Model configs (like [`bert_en_uncased_base.yaml`](https://github.com/tensorflow/models/blob/main/bert_en_uncased_base.yaml)) define the neural network architecture parameters including hidden size, number of layers, and dropout rates. Experiment configs (like [`glue_mnli_matched.yaml`](https://github.com/tensorflow/models/blob/main/glue_mnli_matched.yaml)) specify task-specific settings including data paths, evaluation metrics, and initialization checkpoints. The training driver merges these configurations at runtime to create the complete training graph.

### Can I fine-tune BERT on custom datasets using Model Garden?

Yes. First, preprocess your data using [`official/nlp/data/create_finetuning_data.py`](https://github.com/tensorflow/models/blob/main/official/nlp/data/create_finetuning_data.py) with `--fine_tuning_task_type=classification` (or appropriate task type) to generate TF-Records. Then create a custom YAML experiment configuration pointing to your data paths, or use `--params_override` to specify `task.train_data.input_path` and `task.validation_data.input_path` when launching [`official/nlp/train.py`](https://github.com/tensorflow/models/blob/main/official/nlp/train.py).

### How do I resume training after a TPU pre-emption?

The training driver in [`official/nlp/train.py`](https://github.com/tensorflow/models/blob/main/official/nlp/train.py) automatically supports pre-emption recovery on TPUs by periodically saving checkpoints to the directory specified by `--model_dir`. When restarting the job with the same `--model_dir` and `--tpu` flags, the driver detects the latest checkpoint and resumes training from that step without manual intervention.

### Should I use TensorFlow Hub URLs or local checkpoints for initialization?

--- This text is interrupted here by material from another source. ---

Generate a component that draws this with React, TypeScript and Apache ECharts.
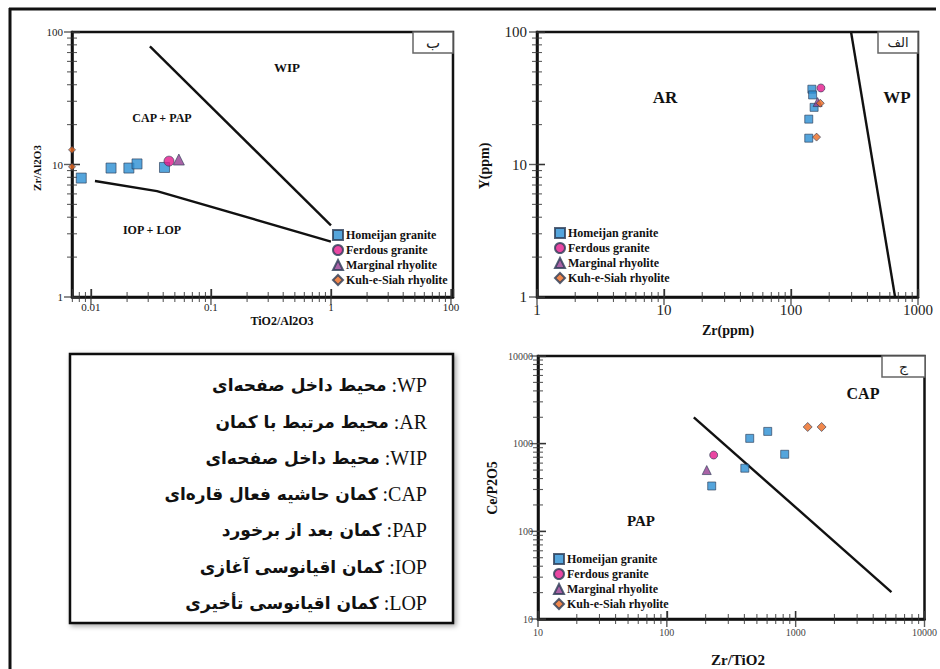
import React, { useEffect, useRef } from "react";
import * as echarts from "echarts";

// ---------- data ----------
const seriesNames = ["Homeijan granite", "Ferdous granite", "Marginal rhyolite", "Kuh-e-Siah rhyolite"];

// Plot "ب": TiO2/Al2O3 vs Zr/Al2O3
const bHomeijan = [[0.0083, 7.9], [0.0147, 9.4], [0.0207, 9.4], [0.0242, 10.1], [0.041, 9.5]];
const bFerdous = [[0.0447, 10.6]];
const bMarginal = [[0.054, 10.9]];
const bKuh = [[0.00695, 12.9], [0.00695, 9.6]];
const bLineUpper = [[0.031, 78], [1, 3.47]];
const bLineLower = [[0.0108, 7.5], [0.0355, 6.3], [1, 2.62]];
const bXTicks = [0.01, 0.1, 1, 10];
const bXLabels = ["0.01", "0.1", "1", "100"];
const bYTicks = [1, 10, 100];
const bYLabels = ["1", "10", "100"];

// Plot "الف": Zr vs Y
const aHomeijan = [[146, 37], [148, 33.5], [152, 27], [138, 22], [138, 15.8]];
const aFerdous = [[172, 37.8]];
const aMarginal = [[162, 29.6]];
const aKuh = [[170, 29], [159, 16.1]];
const aLine = [[297, 100], [660, 1]];
const aXTicks = [1, 10, 100, 1000];
const aXLabels = ["1", "10", "100", "1000"];
const aYTicks = [1, 10, 100];
const aYLabels = ["1", "10", "100"];

// Plot "ج": Zr/TiO2 vs Ce/P2O5
const cHomeijan = [[223, 329], [403, 525], [440, 1150], [607, 1380], [822, 757]];
const cFerdous = [[231, 742]];
const cMarginal = [[204, 500]];
const cKuh = [[1240, 1550], [1590, 1550]];
const cLine = [[162, 2000], [5540, 20.3]];
const cXTicks = [10, 100, 1000, 10000];
const cXLabels = ["10", "100", "1000", "10000"];
const cYTicks = [10, 100, 1000, 10000];
const cYLabels = ["10", "100", "1000", "10000"];

// minor tick multipliers inside each decade
const minorSteps = [2, 3, 4, 5, 6, 7, 8, 9];

// Persian glossary
const glossAbbr = ["WP", "AR", "WIP", "CAP", "PAP", "IOP", "LOP"];
const glossText = [
  "محیط داخل صفحه‌ای",
  "محیط مرتبط با کمان",
  "محیط داخل صفحه‌ای",
  "کمان حاشیه فعال قاره‌ای",
  "کمان بعد از برخورد",
  "کمان اقیانوسی آغازی",
  "کمان اقیانوسی تأخیری",
];

// ---------- styles ----------
const icons = ["rect", "circle", "triangle", "diamond"];
const colors = ["#2a8fd3", "#e3198b", "#933c90", "#ec6a21"];
const SERIF = "Liberation Serif";
const FA = "DejaVu Sans";

const fmt = (vals: number[], labels: string[]) => (v: number) => {
  for (let i = 0; i < vals.length; i++) {
    if (Math.abs(Math.log10(v) - Math.log10(vals[i])) < 1e-6) return labels[i];
  }
  return "";
};

function minorsFor(majors: number[], min: number, max: number) {
  const decades = [majors[0] / 10, ...majors];
  const out: number[] = [];
  for (const d of decades) {
    for (const m of minorSteps) {
      const v = d * m;
      if (v > min && v < max) out.push(v);
    }
  }
  return out;
}

function logAxis(gridIndex: number, pos: string, min: number, max: number, vals: number[], labels: string[], label: any) {
  return {
    type: "log",
    logBase: 10,
    gridIndex,
    position: pos,
    min,
    max,
    axisLine: { show: true, onZero: false, lineStyle: { color: "#111", width: 2.5 } },
    axisTick: { show: true, inside: true, length: 8, lineStyle: { color: "#333", width: 1.3 } },
    minorTick: { show: false },
    splitLine: { show: false },
    minorSplitLine: { show: false },
    axisLabel: { formatter: fmt(vals, labels), fontFamily: SERIF, color: "#222", ...label },
  };
}

// tick marks: thin rect symbols centred on the axis line, placed through the axis scale
function tickMarks(gi: number, dir: "x" | "y", min: number, max: number, majors: number[], other: number) {
  const mk = (vals: number[], len: number, w: number) => ({
    type: "scatter",
    xAxisIndex: gi,
    yAxisIndex: gi,
    silent: true,
    z: 4,
    symbol: "rect",
    symbolSize: dir === "x" ? [w, len * 2] : [len * 2, w],
    itemStyle: { color: "#333" },
    data: vals.map((v) => (dir === "x" ? [v, other] : [other, v])),
  });
  return [
    mk(majors.filter((v) => v >= min && v <= max), 8, 1.4),
    mk(minorsFor(majors, min, max), 5, 1.1),
  ];
}

function scatter(axisIdx: number, sets: number[][][], sizes: number[]) {
  return sets.map((d, i) => ({
    type: "scatter",
    name: seriesNames[i],
    xAxisIndex: axisIdx,
    yAxisIndex: axisIdx,
    data: d,
    symbol: icons[i],
    symbolSize: sizes[i],
    itemStyle: { color: colors[i], borderColor: "#2b3b55", borderWidth: 0.8 },
    z: 5,
  }));
}

function boundary(axisIdx: number, d: number[][]) {
  return {
    type: "line",
    xAxisIndex: axisIdx,
    yAxisIndex: axisIdx,
    data: d,
    symbol: "none",
    showSymbol: false,
    silent: true,
    lineStyle: { color: "#111", width: 2.4 },
    z: 3,
  };
}

function legend(left: number, top: number, fontSize: number, gap: number) {
  return {
    left,
    top,
    orient: "vertical",
    padding: 0,
    itemGap: gap,
    itemWidth: 10,
    itemHeight: 10,
    textStyle: { fontFamily: SERIF, fontWeight: "bold", fontSize, color: "#111", padding: [0, 0, 0, -2] },
    data: seriesNames.map((n, i) => ({ name: n, icon: icons[i] })),
    selectedMode: false,
  };
}

function txt(x: number, y: number, text: string, size: number, extra: any = {}) {
  return {
    type: "text",
    x,
    y,
    silent: true,
    style: {
      text,
      fontFamily: SERIF,
      fontWeight: "bold",
      fontSize: size,
      fill: "#111",
      align: "center",
      verticalAlign: "middle",
    },
    ...extra,
  };
}

function cornerBox(x: number, y: number, w: number, h: number, label: string, size: number) {
  return [
    {
      type: "rect",
      shape: { x, y, width: w, height: h },
      style: { fill: "#fff", stroke: "#666", lineWidth: 1.5 },
      z: 10,
    },
    {
      type: "text",
      x: x + w / 2,
      y: y + h / 2,
      style: { text: label, fontFamily: FA, fontSize: size, fill: "#222", align: "center", verticalAlign: "middle" },
      z: 11,
    },
  ];
}

export default function App() {
  const ref = useRef<HTMLDivElement>(null);
  useEffect(() => {
    if (!ref.current) return;
    const chart = echarts.init(ref.current, undefined, { renderer: "svg" });

    const lineYs = [385, 422, 458, 494, 530, 567, 603];
    const glossary = glossAbbr.map((ab, i) => ({
      type: "text",
      x: 427,
      y: lineYs[i],
      z: 12,
      style: {
        text: `{fa|${glossText[i]}}{en| :${ab}}`,
        align: "right",
        verticalAlign: "middle",
        rich: {
          fa: { fontFamily: FA, fontWeight: "bold", fontSize: 17, fill: "#111" },
          en: { fontFamily: SERIF, fontSize: 20, fill: "#111" },
        },
      },
    }));

    const option: any = {
      animation: false,
      backgroundColor: "#fff",
      grid: [
        { left: 72, top: 32, width: 381, height: 265, show: true, borderColor: "#111", borderWidth: 2.5 },
        { left: 537, top: 32, width: 381, height: 265, show: true, borderColor: "#111", borderWidth: 2.5 },
        { left: 538, top: 356, width: 387, height: 263, show: true, borderColor: "#111", borderWidth: 2.5 },
      ],
      xAxis: [
        logAxis(0, "bottom", 0.00695, 10.4, bXTicks, bXLabels, { fontSize: 11, margin: 4 }),
        logAxis(1, "bottom", 1, 1000, aXTicks, aXLabels, { fontSize: 15, margin: 5 }),
        logAxis(2, "bottom", 10, 10000, cXTicks, cXLabels, { fontSize: 10, margin: 8, color: "#444" }),
      ],
      yAxis: [
        logAxis(0, "left", 1, 100, bYTicks, bYLabels, { fontSize: 11, margin: 9 }),
        logAxis(1, "left", 1, 100, aYTicks, aYLabels, { fontSize: 15, margin: 10 }),
        logAxis(2, "left", 10, 10000, cYTicks, cYLabels, { fontSize: 10, margin: 5, color: "#444" }),
      ],
      legend: [legend(332, 229, 12, 3), legend(554, 227, 12, 3), legend(553, 553, 12, 3)],
      series: [
        ...tickMarks(0, "x", 0.00695, 10.4, bXTicks, 1),
        ...tickMarks(0, "y", 1, 100, bYTicks, 0.00695),
        ...tickMarks(1, "x", 1, 1000, aXTicks, 1),
        ...tickMarks(1, "y", 1, 100, aYTicks, 1),
        ...tickMarks(2, "x", 10, 10000, cXTicks, 10),
        ...tickMarks(2, "y", 10, 10000, cYTicks, 10),
        boundary(0, bLineUpper),
        boundary(0, bLineLower),
        ...scatter(0, [bHomeijan, bFerdous, bMarginal, bKuh], [10, 10, 11, 7]),
        boundary(1, aLine),
        ...scatter(1, [aHomeijan, aFerdous, aMarginal, aKuh], [8, 8, 9, 8]),
        boundary(2, cLine),
        ...scatter(2, [cHomeijan, cFerdous, cMarginal, cKuh], [8, 8, 9, 9]),
      ],
      graphic: [
        { type: "line", shape: { x1: 9, y1: 9, x2: 936, y2: 9 }, style: { stroke: "#111", lineWidth: 3 } },
        { type: "line", shape: { x1: 10, y1: 8, x2: 10, y2: 669 }, style: { stroke: "#111", lineWidth: 3 } },
        {
          type: "rect",
          shape: { x: 70, y: 354, width: 383, height: 269 },
          style: { fill: "#fff", stroke: "#111", lineWidth: 2.5, shadowBlur: 5, shadowColor: "rgba(0,0,0,0.35)", shadowOffsetX: 2, shadowOffsetY: 2 },
          z: 1,
        },
        ...glossary,
        ...cornerBox(413, 32, 40, 21, "ب", 15),
        ...cornerBox(878, 32, 40, 21, "الف", 13),
        ...cornerBox(882, 356, 43, 21, "ج", 14),
        txt(287, 67, "WIP", 13),
        txt(162, 118, "CAP + PAP", 12),
        txt(152, 230, "IOP + LOP", 12),
        txt(665, 97, "AR", 17),
        txt(897, 97, "WP", 17),
        txt(863, 393, "CAP", 16),
        txt(641, 521, "PAP", 15),
        txt(37, 168, "Zr/Al2O3", 11, { rotation: Math.PI / 2 }),
        txt(282, 321, "TiO2/Al2O3", 12),
        txt(484, 166, "Y(ppm)", 14, { rotation: Math.PI / 2 }),
        txt(728, 330, "Zr(ppm)", 14),
        txt(492, 488, "Ce/P2O5", 14, { rotation: Math.PI / 2 }),
        txt(738, 660, "Zr/TiO2", 15),
      ],
    };
    chart.setOption(option);
    return () => chart.dispose();
  }, []);
  return (
    <div
      ref={ref}
      style={{ position: "absolute", left: 0, top: 0, width: 940, height: 669, background: "#fff" }}
    />
  );
}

Both methods are supported. Use `task.hub_module_url` (e.g., `https://tfhub.dev/tensorflow/bert_en_uncased_L-12_H-768_A-12/4`) to download pre-trained weights automatically, or specify `task.init_checkpoint` with a local path to a BERT checkpoint file (e.g., `~/bert_model.ckpt`) for offline or custom pre-trained models. The local checkpoint approach is preferred when working in air-gapped environments or with custom pre-training outputs.